WHAT IS REQUIRED:
Copy exactly, leaving out every image, the lines from the one with "Output the Python" through the one with "wo_mag = [45.8, 45.5, 45, 44.5, 44, 43.8]", inclusive.

RECORDS PROVIDED:
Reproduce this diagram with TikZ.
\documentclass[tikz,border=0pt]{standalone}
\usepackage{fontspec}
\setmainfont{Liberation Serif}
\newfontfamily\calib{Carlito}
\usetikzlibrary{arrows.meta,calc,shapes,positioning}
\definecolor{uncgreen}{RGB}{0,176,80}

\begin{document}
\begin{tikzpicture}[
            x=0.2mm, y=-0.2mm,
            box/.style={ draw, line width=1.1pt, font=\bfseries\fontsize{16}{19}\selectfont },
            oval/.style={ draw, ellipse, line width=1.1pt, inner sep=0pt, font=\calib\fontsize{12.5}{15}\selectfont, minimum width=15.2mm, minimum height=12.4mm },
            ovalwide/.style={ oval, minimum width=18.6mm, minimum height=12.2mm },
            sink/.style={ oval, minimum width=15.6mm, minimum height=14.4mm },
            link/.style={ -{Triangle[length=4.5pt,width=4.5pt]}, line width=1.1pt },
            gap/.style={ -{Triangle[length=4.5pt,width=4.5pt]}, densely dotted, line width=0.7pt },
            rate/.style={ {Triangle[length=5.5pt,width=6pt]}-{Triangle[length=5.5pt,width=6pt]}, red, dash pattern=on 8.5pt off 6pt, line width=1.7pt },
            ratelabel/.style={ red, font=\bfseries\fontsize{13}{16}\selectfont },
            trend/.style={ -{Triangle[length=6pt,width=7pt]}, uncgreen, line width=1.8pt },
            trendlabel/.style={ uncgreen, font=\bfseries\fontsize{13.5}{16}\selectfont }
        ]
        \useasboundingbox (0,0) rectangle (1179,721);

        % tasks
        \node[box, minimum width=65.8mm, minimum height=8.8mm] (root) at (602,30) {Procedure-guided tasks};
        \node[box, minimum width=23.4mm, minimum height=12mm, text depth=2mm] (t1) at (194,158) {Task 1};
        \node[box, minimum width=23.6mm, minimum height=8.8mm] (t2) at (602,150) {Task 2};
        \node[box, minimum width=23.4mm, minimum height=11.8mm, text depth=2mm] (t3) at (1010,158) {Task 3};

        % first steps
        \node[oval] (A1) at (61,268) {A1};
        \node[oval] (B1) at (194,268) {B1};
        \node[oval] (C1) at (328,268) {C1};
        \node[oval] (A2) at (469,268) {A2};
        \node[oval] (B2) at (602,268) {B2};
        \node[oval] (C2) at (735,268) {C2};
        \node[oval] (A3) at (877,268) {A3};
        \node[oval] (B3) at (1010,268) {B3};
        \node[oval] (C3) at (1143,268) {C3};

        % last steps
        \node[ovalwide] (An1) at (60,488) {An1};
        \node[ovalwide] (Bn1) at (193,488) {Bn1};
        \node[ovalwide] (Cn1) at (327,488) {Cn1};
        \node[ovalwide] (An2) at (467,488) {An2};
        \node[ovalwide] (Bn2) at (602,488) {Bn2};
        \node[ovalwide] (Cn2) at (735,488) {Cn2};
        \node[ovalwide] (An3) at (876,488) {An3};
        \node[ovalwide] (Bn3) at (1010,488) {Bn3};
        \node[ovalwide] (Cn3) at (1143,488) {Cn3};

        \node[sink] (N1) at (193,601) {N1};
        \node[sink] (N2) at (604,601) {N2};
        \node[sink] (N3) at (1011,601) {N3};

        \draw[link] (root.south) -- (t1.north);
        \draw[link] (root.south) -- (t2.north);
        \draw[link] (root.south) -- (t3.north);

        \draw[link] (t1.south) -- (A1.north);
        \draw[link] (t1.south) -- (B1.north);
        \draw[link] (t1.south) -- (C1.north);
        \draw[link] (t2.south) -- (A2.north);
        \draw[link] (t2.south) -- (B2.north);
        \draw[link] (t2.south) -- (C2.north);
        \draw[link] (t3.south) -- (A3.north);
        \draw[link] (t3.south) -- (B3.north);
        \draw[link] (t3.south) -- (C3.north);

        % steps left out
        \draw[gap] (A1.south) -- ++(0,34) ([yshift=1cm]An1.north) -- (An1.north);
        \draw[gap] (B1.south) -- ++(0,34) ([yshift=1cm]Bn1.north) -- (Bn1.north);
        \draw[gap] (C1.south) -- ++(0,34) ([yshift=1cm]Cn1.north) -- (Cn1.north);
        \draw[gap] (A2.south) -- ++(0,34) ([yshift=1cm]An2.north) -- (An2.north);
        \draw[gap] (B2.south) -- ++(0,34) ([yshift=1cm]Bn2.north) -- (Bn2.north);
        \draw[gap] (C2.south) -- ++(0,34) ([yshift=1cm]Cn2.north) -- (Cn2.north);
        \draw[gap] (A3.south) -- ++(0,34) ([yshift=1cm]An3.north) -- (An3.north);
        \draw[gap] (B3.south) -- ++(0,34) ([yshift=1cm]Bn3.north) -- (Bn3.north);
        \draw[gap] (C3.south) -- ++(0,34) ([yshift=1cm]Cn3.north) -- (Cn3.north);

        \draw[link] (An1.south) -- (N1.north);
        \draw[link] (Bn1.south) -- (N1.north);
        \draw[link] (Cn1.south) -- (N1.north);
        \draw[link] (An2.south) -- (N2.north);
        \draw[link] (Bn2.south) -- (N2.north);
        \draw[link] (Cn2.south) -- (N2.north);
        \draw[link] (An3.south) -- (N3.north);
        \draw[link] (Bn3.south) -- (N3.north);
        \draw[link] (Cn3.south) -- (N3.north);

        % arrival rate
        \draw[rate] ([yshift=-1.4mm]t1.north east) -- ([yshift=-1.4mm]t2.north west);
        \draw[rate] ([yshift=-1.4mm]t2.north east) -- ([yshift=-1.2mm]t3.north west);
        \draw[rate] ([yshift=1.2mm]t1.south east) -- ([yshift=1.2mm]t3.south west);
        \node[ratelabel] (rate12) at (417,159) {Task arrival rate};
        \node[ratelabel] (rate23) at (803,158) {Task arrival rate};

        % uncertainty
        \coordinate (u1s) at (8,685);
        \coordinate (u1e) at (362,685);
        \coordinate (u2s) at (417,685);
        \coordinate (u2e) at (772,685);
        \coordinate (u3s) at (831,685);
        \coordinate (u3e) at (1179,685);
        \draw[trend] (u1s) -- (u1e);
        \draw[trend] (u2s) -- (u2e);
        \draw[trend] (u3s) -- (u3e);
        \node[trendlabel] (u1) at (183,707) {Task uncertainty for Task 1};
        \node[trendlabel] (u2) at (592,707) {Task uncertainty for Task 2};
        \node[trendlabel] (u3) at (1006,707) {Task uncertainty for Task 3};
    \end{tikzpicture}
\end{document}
* * *
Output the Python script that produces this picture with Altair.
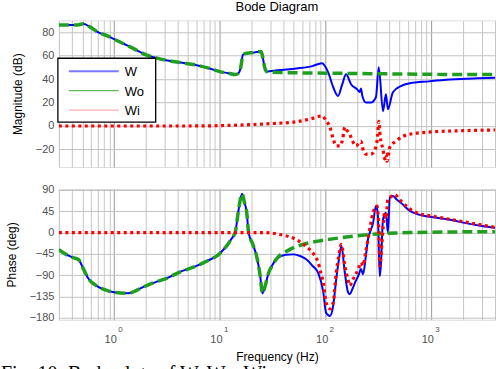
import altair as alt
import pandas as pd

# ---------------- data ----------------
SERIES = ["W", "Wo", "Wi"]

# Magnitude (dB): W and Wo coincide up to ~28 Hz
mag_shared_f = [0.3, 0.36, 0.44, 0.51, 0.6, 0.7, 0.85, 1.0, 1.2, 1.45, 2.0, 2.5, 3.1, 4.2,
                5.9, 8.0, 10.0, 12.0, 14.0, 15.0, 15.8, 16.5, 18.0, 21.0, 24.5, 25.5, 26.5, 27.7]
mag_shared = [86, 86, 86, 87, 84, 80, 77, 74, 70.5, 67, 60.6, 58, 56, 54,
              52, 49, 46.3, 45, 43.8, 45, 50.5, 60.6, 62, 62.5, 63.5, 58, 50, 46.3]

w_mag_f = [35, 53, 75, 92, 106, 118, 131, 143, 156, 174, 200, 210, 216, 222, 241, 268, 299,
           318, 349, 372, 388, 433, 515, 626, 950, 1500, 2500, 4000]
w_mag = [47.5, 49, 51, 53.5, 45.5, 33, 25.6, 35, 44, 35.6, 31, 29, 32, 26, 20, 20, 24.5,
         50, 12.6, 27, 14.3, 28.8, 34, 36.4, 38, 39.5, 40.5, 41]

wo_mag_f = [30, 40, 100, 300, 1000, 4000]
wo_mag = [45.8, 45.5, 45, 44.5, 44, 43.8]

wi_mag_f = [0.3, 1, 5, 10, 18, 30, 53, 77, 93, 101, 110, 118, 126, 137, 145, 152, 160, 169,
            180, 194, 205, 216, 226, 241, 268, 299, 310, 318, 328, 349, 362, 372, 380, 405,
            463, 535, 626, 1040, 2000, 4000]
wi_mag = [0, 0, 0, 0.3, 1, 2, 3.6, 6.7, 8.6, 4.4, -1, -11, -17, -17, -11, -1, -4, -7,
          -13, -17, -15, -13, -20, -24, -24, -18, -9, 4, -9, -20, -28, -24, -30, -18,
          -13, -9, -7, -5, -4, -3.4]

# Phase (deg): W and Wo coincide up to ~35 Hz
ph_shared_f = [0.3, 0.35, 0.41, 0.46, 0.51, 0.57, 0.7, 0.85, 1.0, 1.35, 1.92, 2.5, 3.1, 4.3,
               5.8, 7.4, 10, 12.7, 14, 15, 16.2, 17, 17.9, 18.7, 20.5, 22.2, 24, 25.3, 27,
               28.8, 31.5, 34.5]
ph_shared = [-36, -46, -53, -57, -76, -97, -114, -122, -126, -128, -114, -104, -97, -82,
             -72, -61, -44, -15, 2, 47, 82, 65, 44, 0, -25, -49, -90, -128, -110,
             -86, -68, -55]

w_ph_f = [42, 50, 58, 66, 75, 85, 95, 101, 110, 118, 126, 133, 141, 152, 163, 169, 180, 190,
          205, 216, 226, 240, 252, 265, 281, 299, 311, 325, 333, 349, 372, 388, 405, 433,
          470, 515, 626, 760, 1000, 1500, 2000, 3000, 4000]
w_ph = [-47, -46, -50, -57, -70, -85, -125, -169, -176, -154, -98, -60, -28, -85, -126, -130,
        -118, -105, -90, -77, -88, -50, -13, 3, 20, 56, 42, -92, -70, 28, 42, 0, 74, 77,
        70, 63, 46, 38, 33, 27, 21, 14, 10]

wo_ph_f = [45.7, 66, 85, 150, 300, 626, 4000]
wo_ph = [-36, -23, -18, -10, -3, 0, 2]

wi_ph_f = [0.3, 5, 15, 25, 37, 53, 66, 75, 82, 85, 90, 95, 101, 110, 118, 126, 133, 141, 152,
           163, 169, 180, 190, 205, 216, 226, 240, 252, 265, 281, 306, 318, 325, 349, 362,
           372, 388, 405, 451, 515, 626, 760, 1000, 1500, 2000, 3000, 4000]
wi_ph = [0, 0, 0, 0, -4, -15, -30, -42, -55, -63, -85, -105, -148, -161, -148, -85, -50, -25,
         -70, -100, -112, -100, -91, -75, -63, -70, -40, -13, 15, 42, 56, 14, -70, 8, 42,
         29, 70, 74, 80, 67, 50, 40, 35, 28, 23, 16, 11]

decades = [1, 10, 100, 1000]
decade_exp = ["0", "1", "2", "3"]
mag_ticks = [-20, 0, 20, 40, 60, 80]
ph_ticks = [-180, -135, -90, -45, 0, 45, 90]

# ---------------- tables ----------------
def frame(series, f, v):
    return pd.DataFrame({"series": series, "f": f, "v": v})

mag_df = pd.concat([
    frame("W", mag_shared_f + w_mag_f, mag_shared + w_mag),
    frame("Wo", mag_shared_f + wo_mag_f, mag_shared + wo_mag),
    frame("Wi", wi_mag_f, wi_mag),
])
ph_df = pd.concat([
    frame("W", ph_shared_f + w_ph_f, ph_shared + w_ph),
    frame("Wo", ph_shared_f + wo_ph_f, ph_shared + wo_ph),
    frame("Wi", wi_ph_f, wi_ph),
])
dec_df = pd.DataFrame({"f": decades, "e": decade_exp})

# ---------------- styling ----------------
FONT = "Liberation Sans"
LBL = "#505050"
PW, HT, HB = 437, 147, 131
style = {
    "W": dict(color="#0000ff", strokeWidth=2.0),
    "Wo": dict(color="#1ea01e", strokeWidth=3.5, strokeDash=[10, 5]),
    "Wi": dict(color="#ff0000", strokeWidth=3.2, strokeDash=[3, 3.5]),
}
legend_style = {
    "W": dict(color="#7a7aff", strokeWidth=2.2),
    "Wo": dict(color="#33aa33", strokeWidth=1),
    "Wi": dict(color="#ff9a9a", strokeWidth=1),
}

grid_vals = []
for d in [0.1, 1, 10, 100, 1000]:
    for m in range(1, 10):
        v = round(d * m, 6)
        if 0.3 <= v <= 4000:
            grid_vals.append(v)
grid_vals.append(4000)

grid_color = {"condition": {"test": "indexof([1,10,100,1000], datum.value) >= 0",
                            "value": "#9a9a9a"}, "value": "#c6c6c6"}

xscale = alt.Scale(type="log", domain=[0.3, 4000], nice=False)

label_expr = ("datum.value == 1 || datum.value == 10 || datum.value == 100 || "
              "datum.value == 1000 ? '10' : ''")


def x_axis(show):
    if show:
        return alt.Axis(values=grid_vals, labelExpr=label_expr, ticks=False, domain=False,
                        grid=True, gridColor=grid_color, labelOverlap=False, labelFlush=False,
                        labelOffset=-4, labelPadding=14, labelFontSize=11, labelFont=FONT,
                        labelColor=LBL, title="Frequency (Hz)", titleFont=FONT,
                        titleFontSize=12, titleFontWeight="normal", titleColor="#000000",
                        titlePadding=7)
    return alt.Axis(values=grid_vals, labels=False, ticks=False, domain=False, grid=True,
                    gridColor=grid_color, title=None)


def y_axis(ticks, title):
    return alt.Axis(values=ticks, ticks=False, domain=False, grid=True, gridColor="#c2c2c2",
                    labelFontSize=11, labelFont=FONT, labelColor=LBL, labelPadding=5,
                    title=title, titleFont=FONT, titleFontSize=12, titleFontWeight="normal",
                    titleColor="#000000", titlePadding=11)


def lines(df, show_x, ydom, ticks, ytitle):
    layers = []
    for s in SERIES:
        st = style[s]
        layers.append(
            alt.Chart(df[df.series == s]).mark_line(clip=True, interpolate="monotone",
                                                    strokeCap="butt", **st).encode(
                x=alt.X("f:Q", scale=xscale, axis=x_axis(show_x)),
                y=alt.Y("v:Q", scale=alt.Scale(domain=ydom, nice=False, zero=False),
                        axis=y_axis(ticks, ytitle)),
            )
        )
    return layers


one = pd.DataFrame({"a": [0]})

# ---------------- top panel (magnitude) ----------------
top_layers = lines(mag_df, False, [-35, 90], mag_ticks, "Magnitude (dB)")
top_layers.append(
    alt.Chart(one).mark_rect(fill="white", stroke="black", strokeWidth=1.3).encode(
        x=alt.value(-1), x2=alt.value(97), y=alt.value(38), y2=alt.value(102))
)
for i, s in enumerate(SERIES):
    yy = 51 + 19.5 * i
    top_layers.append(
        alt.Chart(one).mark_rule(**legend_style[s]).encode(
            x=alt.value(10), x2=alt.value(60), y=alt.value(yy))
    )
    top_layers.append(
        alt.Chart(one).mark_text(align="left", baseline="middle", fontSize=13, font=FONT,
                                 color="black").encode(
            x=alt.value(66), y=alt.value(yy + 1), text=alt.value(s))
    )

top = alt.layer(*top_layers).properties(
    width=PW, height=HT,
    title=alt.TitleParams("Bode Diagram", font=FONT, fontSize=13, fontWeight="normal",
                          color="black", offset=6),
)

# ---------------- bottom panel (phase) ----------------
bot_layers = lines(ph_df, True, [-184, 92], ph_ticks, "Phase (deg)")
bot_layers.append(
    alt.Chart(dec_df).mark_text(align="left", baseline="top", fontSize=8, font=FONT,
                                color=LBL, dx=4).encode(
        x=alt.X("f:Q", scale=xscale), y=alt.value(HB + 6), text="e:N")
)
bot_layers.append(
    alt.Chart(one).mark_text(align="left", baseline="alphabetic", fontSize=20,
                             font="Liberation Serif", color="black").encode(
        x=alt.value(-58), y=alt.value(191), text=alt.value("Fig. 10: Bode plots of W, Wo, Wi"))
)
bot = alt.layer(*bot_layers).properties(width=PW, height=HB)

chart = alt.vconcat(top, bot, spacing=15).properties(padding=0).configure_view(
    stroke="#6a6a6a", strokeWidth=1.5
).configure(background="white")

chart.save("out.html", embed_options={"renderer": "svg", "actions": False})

THE ANSWER:
Output the Python script that produces this picture with Altair.
import altair as alt
import pandas as pd

# ---------------- data ----------------
SERIES = ["W", "Wo", "Wi"]

# Magnitude (dB): W and Wo coincide up to ~28 Hz
mag_shared_f = [0.3, 0.36, 0.44, 0.51, 0.6, 0.7, 0.85, 1.0, 1.2, 1.45, 2.0, 2.5, 3.1, 4.2,
                5.9, 8.0, 10.0, 12.0, 14.0, 15.0, 15.8, 16.5, 18.0, 21.0, 24.5, 25.5, 26.5, 27.7]
mag_shared = [86, 86, 86, 87, 84, 80, 77, 74, 70.5, 67, 60.6, 58, 56, 54,
              52, 49, 46.3, 45, 43.8, 45, 50.5, 60.6, 62, 62.5, 63.5, 58, 50, 46.3]

w_mag_f = [35, 53, 75, 92, 106, 118, 131, 143, 156, 174, 200, 210, 216, 222, 241, 268, 299,
           318, 349, 372, 388, 433, 515, 626, 950, 1500, 2500, 4000]
w_mag = [47.5, 49, 51, 53.5, 45.5, 33, 25.6, 35, 44, 35.6, 31, 29, 32, 26, 20, 20, 24.5,
         50, 12.6, 27, 14.3, 28.8, 34, 36.4, 38, 39.5, 40.5, 41]

wo_mag_f = [30, 40, 100, 300, 1000, 4000]
wo_mag = [45.8, 45.5, 45, 44.5, 44, 43.8]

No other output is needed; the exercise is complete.